The UK remains the top global source market for Dubai, which enjoyed a 9.4% rise in international visitor numbers last year despite tough trading conditions.
Global visitor numbers in 2010 for the emirate reached 8.3 million, of which 719,889 visitors were from the UK, according to figures released by Dubai Tourism and Commerce Marketing.
Hotel rates came under pressure but occupancy rates on average remained flat at 70%, said the DTCM. The number of visitors staying in self-catering apartments was up 17% to 1.7 million compared to a a 7% rise to 6.5 million in visitors staying in hotels. In total 33 new hotels and apartments opened in 2010, a 6% capacity increase since 2009.
UK visitor numbers were boosted by a particularly strong peak October to December period, when UK figures were up 9% year on year. The second source market to Dubai is India with 638,103 visitors last year.
Ian Scott, director UK and Ireland for DTCM, said the UK had a tough start to the year but recovered thanks to strong value offers put in the market, particularly by the hotel chains.
“The first part of the year was really tough but the fourth quarter of the year really delivered because hotels have been smart and put some great deals in the market. Hotels are being much more commercially-minded and putting out tactical offers. Revenue per available room is down but the upside is that hotel occupancy is still high at 70% on average,” he said.
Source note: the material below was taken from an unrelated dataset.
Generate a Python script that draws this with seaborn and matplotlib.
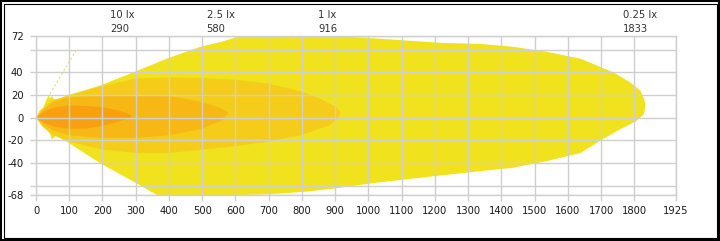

But he admitted India could soon catch up the UK. “I wouldn’t be surprised if India becomes the number one source market,” he said.
Already 2011 looks strong with many hotels running at 100% occupancy levels, said Scott. For the first time, the DTCM has spent £1 million on joint marketing efforts with 10 tour operators for the January to March period this year. The destination has also picked up bookings because of the situation in Egypt and Tunisia, he added.